Taking a Closer Look at Lal Bagh Palace
The monsoon was late coming to Mumbai. A light drizzle was falling at the Gateway to India, but there were no umbrellas out. The crowds seemed too relieved to see the rains arrive to worry about getting a little wet. The rain lowered the temperatures to the mid-nineties, and the Mumbaikars poured into the streets.
Michael Devonshire and I had come to India to review proposed work on the Lal Bagh Palace in Indore, but before flying to Madhya Pradesh we were to see some examples of the work of Abha Naraini Lambah Associates, the architect selected for the project in Mumbai.
Abha had recently completed work on the 1884 Keneseth Eliyahoo Synagogue in the Fort section of Mumbai, a project requiring elaborate restoration of interior painted finishes and stained glass, as well as replication of damaged encaustic tile flooring. We left the synagogue for a brief visit behind the scenes at the baroque 1912 Royal Opera House, India’s only surviving opera venue. The building had lain vacant and neglected for many years, and a 2016 restoration involved extensive reconstruction of ornate booths and balconies, which had been previously demolished. From viewing the completed work it was apparent that Abha’s firm had significant experience with detailed interior restoration.
That evening we left Mumbai and headed northeast on a flight inland to Indore, Madhya Pradesh's largest city and commercial hub. Once the capital of the Holkar maharajas, the city features two Holkar dynasty palaces; the 1749 Rajwada, which is tightly surrounded by small commercial buildings in Indore’s center, and Lal Bagh Palace (1886-1921), which sits amidst 70 acres of gardens at the southwest corner of the city. Much like the Mumbai Opera House, Lal Bagh had remained vacant for many years and suffered upper floor damage from roof leaks. Fortunately the ornate ground and first floors remain largely intact. The building reflects the late-nineteenth and early-twentieth century vogue among Indian royalty of European-influenced architecture, and was constructed in the Italian Renaissance Revival style. The palace is especially significant for its interiors, which are among the finest survivors of this period remaining in India.
The Government of Madhya Pradesh had recently completed a roof and structural stabilization of the building, and was about to embark on a full exterior and site restoration. World Monuments Fund, with assistance from the Wilson Charitable Trust and IndieGo Airline, was to undertake a demanding restoration and interpretation of the interiors and furnishings. Amita Baig, WMF Representative in India, along with WMF consultant Swati Apte had organized a one-day meeting of Indore government officials, members of the Government of Madhya Pradesh, funding organizations, and the design team—about 25 individuals all together—to tour the site and review proposed conservation work.
When one enters the palace from the bustling and dusty streets of Indore, the opulence of the interior is quite striking.

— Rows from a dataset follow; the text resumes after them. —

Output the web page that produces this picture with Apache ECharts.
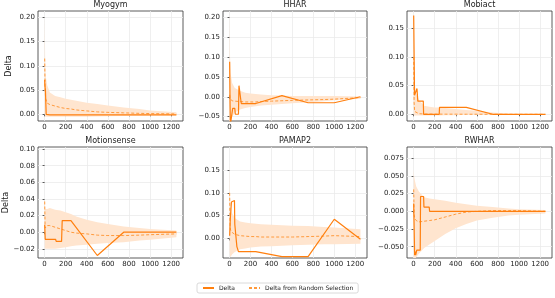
<!DOCTYPE html>
<html><head><meta charset="utf-8">
<script src="https://cdn.jsdelivr.net/npm/echarts@6/dist/echarts.min.js"></script>
<style>html,body{margin:0;padding:0;background:#fff}#c{width:555px;height:298px}</style>
</head><body><div id="c"></div>
<script>
// ---- data ----
const titles = ['Myogym', 'HHAR', 'Mobiact', 'Motionsense', 'PAMAP2', 'RWHAR'];
const xTicks = [0, 200, 400, 600, 800, 1000, 1200];
const randX = [1, 5, 10, 25, 50, 100, 150, 200, 250, 300, 400, 500, 600, 750, 900, 1000, 1250];

const myoDeltaX = [1, 3, 8, 15, 50, 100, 250, 500, 750, 1000, 1250];
const myoDeltaY = [0.071, 0.058, 0.05, 0.0, -0.001, -0.001, -0.001, -0.001, -0.001, -0.001, -0.001];
const myoMean = [0.115, 0.05, 0.032, 0.023, 0.02, 0.017, 0.014, 0.012, 0.011, 0.009, 0.007, 0.005, 0.004, 0.003, 0.002, 0.0015, 0.0008];
const myoHigh = [0.21, 0.12, 0.08, 0.06, 0.045, 0.038, 0.035, 0.032, 0.03, 0.028, 0.024, 0.021, 0.018, 0.014, 0.011, 0.008, 0.004];
const myoLow = [0.0, -0.005, -0.005, -0.005, -0.005, -0.005, -0.005, -0.005, -0.005, -0.005, -0.005, -0.0045, -0.004, -0.0035, -0.003, -0.0025, -0.002];

const hharDeltaX = [1, 5, 8, 20, 30, 50, 55, 85, 90, 108, 112, 250, 500, 750, 1000, 1250];
const hharDeltaY = [0.088, -0.02, -0.07, -0.07, -0.029, -0.029, -0.044, -0.044, 0.028, 0.028, -0.017, -0.017, 0.003, -0.015, -0.015, 0.0];
const hharMean = [0.005, -0.005, -0.008, -0.01, -0.011, -0.012, -0.013, -0.013, -0.013, -0.012, -0.011, -0.01, -0.009, -0.008, -0.007, -0.006, -0.002];
const hharHigh = [0.22, 0.1, 0.06, 0.035, 0.022, 0.015, 0.01, 0.008, 0.007, 0.006, 0.004, 0.003, 0.002, 0.002, 0.002, 0.002, 0.001];
const hharLow = [-0.07, -0.07, -0.06, -0.05, -0.04, -0.032, -0.028, -0.026, -0.024, -0.022, -0.02, -0.018, -0.016, -0.014, -0.011, -0.009, -0.005];

const mobiDeltaX = [1, 9, 25, 32, 40, 92, 95, 243, 246, 500, 750, 1000, 1250];
const mobiDeltaY = [0.172, 0.033, 0.033, 0.045, 0.023, 0.023, 0.0, 0.0, 0.012, 0.012, 0.0, 0.0, 0.0];
const mobiMean = [0.1, 0.02, 0.005, 0.002, 0.001, 0.0005, 0.0004, 0.0003, 0.0003, 0.0002, 0.0002, 0.0001, 0.0001, 0.0, 0.0, 0.0, 0.0];
const mobiHigh = [0.18, 0.07, 0.05, 0.035, 0.025, 0.015, 0.013, 0.012, 0.012, 0.011, 0.009, 0.0075, 0.006, 0.003, 0.001, 0.0005, 0.0];
const mobiLow = [-0.002, -0.002, -0.002, -0.002, -0.002, -0.002, -0.002, -0.002, -0.002, -0.0015, -0.0015, -0.001, -0.001, -0.0005, 0.0, 0.0, 0.0];

const motiDeltaX = [1, 6, 104, 110, 161, 167, 250, 500, 750, 1000, 1250];
const motiDeltaY = [0.009, -0.0085, -0.0085, -0.011, -0.011, 0.014, 0.014, -0.028, 0.0, 0.0, 0.0];
const motiMean = [0.037, 0.005, 0.006, 0.008, 0.008, 0.006, 0.004, 0.002, 0.0, -0.001, -0.002, -0.0035, -0.004, -0.004, -0.0035, -0.003, -0.002];
const motiHigh = [0.04, 0.028, 0.028, 0.028, 0.029, 0.027, 0.026, 0.024, 0.022, 0.019, 0.015, 0.012, 0.01, 0.007, 0.005, 0.004, 0.002];
const motiLow = [-0.02, -0.02, -0.02, -0.02, -0.02, -0.02, -0.019, -0.018, -0.017, -0.016, -0.015, -0.014, -0.013, -0.012, -0.01, -0.009, -0.006];

const pamDeltaX = [1, 8, 18, 25, 47, 50, 63, 70, 85, 250, 500, 750, 1000, 1250];
const pamDeltaY = [0.006, 0.046, 0.08, 0.083, 0.083, 0.031, 0.031, -0.018, -0.029, -0.029, -0.04, -0.04, 0.042, -0.002];
const pamMean = [0.1, 0.026, 0.018, 0.013, 0.009, 0.006, 0.005, 0.004, 0.004, 0.003, 0.003, 0.003, 0.003, 0.004, 0.005, 0.006, 0.004];
const pamHigh = [0.17, 0.09, 0.07, 0.055, 0.045, 0.037, 0.035, 0.033, 0.032, 0.031, 0.03, 0.029, 0.028, 0.027, 0.025, 0.024, 0.02];
const pamLow = [-0.03, -0.04, -0.04, -0.035, -0.03, -0.024, -0.022, -0.02, -0.019, -0.018, -0.017, -0.016, -0.015, -0.014, -0.013, -0.013, -0.012];

const rwDeltaX = [1, 10, 15, 20, 30, 63, 66, 95, 98, 148, 152, 250, 500, 750, 1000, 1250];
const rwDeltaY = [0.011, -0.062, -0.057, -0.062, -0.055, -0.055, 0.021, 0.021, 0.006, 0.006, 0.0, 0.0, 0.0, 0.0, 0.0, 0.0];
const rwMean = [0.031, -0.005, -0.01, -0.013, -0.015, -0.014, -0.013, -0.012, -0.01, -0.008, -0.004, -0.001, 0.0, 0.001, 0.001, 0.001, 0.0];
const rwHigh = [0.06, 0.05, 0.045, 0.035, 0.028, 0.02, 0.018, 0.017, 0.016, 0.015, 0.012, 0.01, 0.008, 0.006, 0.004, 0.003, 0.002];
const rwLow = [-0.065, -0.068, -0.068, -0.065, -0.06, -0.052, -0.047, -0.042, -0.037, -0.032, -0.024, -0.018, -0.013, -0.009, -0.006, -0.005, -0.003];

const yTicks = [
  [0, 0.05, 0.1, 0.15, 0.2],
  [-0.05, 0, 0.05, 0.1, 0.15, 0.2],
  [0, 0.05, 0.1, 0.15],
  [-0.02, 0, 0.02, 0.04, 0.06, 0.08, 0.1],
  [0, 0.05, 0.1, 0.15],
  [-0.05, -0.025, 0, 0.025, 0.05, 0.075]
];
const yDecimals = [2, 2, 2, 2, 2, 3];

// ---- layout / style ----
const yRanges = [[-0.0138, 0.213], [-0.061, 0.216], [-0.0117, 0.180], [-0.031, 0.1025], [-0.043, 0.2005], [-0.066, 0.091]];
const gridPos = [
  [38, 11, 145, 110], [223, 11, 144, 110], [407, 11, 145, 110],
  [38, 147, 145, 111], [223, 147, 144, 111], [407, 147, 145, 111]
];
const panels = [
  [myoDeltaX, myoDeltaY, myoMean, myoLow, myoHigh],
  [hharDeltaX, hharDeltaY, hharMean, hharLow, hharHigh],
  [mobiDeltaX, mobiDeltaY, mobiMean, mobiLow, mobiHigh],
  [motiDeltaX, motiDeltaY, motiMean, motiLow, motiHigh],
  [pamDeltaX, pamDeltaY, pamMean, pamLow, pamHigh],
  [rwDeltaX, rwDeltaY, rwMean, rwLow, rwHigh]
];
const ORANGE = '#ff7f0e';
const DASH = '#ff9a3c';
const FONT = 'DejaVu Sans';

const option = {
  animation: false,
  textStyle: { fontFamily: FONT },
  grid: [], xAxis: [], yAxis: [], series: [], graphic: [],
  legend: {
    data: [
      { name: 'Delta', itemStyle: { opacity: 0 } },
      { name: 'Delta from Random Selection', itemStyle: { opacity: 0 } }
    ],
    left: 197, top: 283,
    orient: 'horizontal',
    itemWidth: 11, itemHeight: 6, itemGap: 13,
    padding: [2, 5],
    borderColor: '#d0d0d0', borderWidth: 0.8, borderRadius: 2,
    textStyle: { fontSize: 6, color: '#222', fontFamily: FONT }
  }
};

const fmt = d => v => {
  if (Math.abs(v) < 1e-12) v = 0;
  return (v < 0 ? '\u2212' : '') + Math.abs(v).toFixed(d);
};

panels.forEach((p, i) => {
  const [dX, dY, mean, low, high] = p;
  const g = gridPos[i];
  option.grid.push({ left: g[0], top: g[1], width: g[2], height: g[3], show: true, borderColor: '#333', borderWidth: 0.8 });
  option.xAxis.push({
    type: 'value', gridIndex: i, min: -62.5, max: 1312.5,
    axisLine: { show: false },
    axisTick: { show: true, length: 2, customValues: xTicks, lineStyle: { color: '#333', width: 0.8 } },
    axisLabel: { customValues: xTicks, fontSize: 7, color: '#222', margin: 3, fontFamily: FONT, formatter: v => String(Math.round(v)) },
    splitLine: { show: true, lineStyle: { color: '#ebebeb', width: 0.8 } }
  });
  const yAx = {
    type: 'value', gridIndex: i, min: yRanges[i][0], max: yRanges[i][1],
    axisLine: { show: false },
    axisTick: { show: true, length: 2, customValues: yTicks[i], lineStyle: { color: '#333', width: 0.8 } },
    axisLabel: { customValues: yTicks[i], fontSize: 7, color: '#222', margin: 3, fontFamily: FONT, formatter: fmt(yDecimals[i]) },
    splitLine: { show: true, lineStyle: { color: '#ebebeb', width: 0.8 } }
  };
  if (i === 0 || i === 3) {
    yAx.name = 'Delta';
    yAx.nameLocation = 'middle';
    yAx.nameGap = 25;
    yAx.nameTextStyle = { fontSize: 8, color: '#222', fontFamily: FONT };
  }
  option.yAxis.push(yAx);

  option.series.push({
    name: 'band', type: 'custom', xAxisIndex: i, yAxisIndex: i, silent: true, clip: true, z: 1,
    data: randX.map((x, k) => [x, low[k], high[k]]),
    encode: { x: 0, y: [1, 2] },
    renderItem: (params, api) => {
      if (params.dataIndex !== 0) return null;
      const pts = [];
      for (let k = 0; k < randX.length; k++) pts.push(api.coord([randX[k], high[k]]));
      for (let k = randX.length - 1; k >= 0; k--) pts.push(api.coord([randX[k], low[k]]));
      return { type: 'polygon', shape: { points: pts }, style: { fill: '#ffe5cf', stroke: null } };
    }
  });
  option.series.push({
    name: 'Delta from Random Selection', type: 'line', xAxisIndex: i, yAxisIndex: i,
    data: randX.map((x, k) => [x, mean[k]]), symbol: 'none', silent: true,
    lineStyle: { color: DASH, width: 1, type: [3, 2] }, itemStyle: { color: DASH }, z: 2
  });
  option.series.push({
    name: 'Delta', type: 'line', xAxisIndex: i, yAxisIndex: i,
    data: dX.map((x, k) => [x, dY[k]]), symbol: 'none', silent: true,
    lineStyle: { color: ORANGE, width: 1.2 }, itemStyle: { color: ORANGE }, z: 3
  });
  option.graphic.push({
    type: 'text', x: g[0] + g[2] / 2, y: g[1] - 6,
    style: { text: titles[i], fill: '#222', font: '8px "DejaVu Sans"', textAlign: 'center', textVerticalAlign: 'middle' }
  });
});

const chart = echarts.init(document.getElementById('c'), null, { renderer: 'canvas' });
chart.setOption(option);
</script>
</body></html>
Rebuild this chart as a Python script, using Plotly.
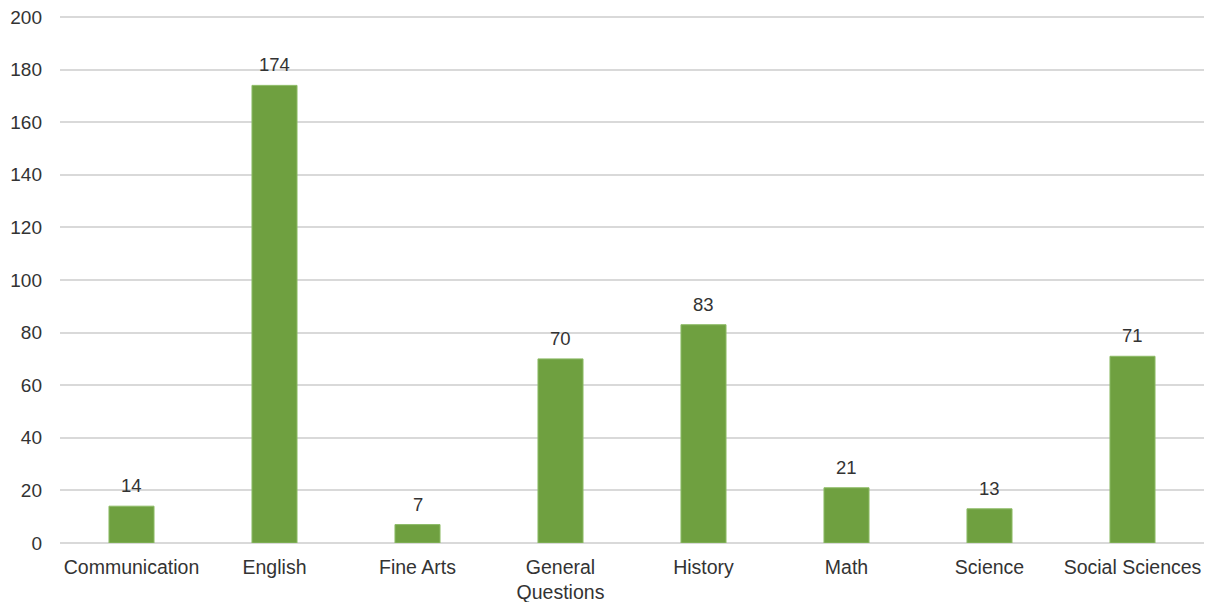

The columns and wainscoting of Breccia Violetta from Italy, chandeliers from England and Murano, atmospheric ceiling murals, decorative plaster and gilding, and ornate furnishings are a bit overwhelming. The palace was built in three sections; the original “garden house” (1850-1886) was constructed under Tukojirao Holkar II, and the “new kothi” (1886- 1903) under Shivajirao Holkar. A connection of the two buildings (1903-1926) was constructed by Tukojirao Holkar III. With such a sprawling and rich interior, much of the discussion dealt with sequencing of construction and the complexity of circulation for interpretative tours. On site, however, discussion with the design team often wandered into esoteric material issues such as the coir fiber, horsehair, and cotton padding under the silk coverings of the hundreds of upholstered chairs. This will be a detailed restoration!
We reviewed structural issues which will affect sequencing of construction, discussed the intelligent decision to use the “connector” as the entry point for visitors and tours, and pondered the location of a new lift to provide accessibility. As the large site and garden will also serve those who may not plan to visit the palace, there was discussion as well about the reuse of another building on the site to serve as a visitor center and gallery. It was an amicable group, and a useful exercise. The restoration will provide an important accessible heritage site for the Indore community.
As with all such trips, some of the most lasting memories will have nothing to do with the architecture. Travelling in a car to the palace I noticed a cart in the market piled high with small black fruit. These were jamun, I was told, “Malabar plums”, which had a peculiar and astringent sweetness. When he heard of my interest, Yeshwant Holkar, a scion of the ruling family who was participating in the meeting, graciously sent a driver to obtain some for me. Later that day, I noticed some of these same “plums” had fallen from a very tall tree immediately across from the palace. Jamun were apparently a popular fruit with the Holkar maharajahs as well.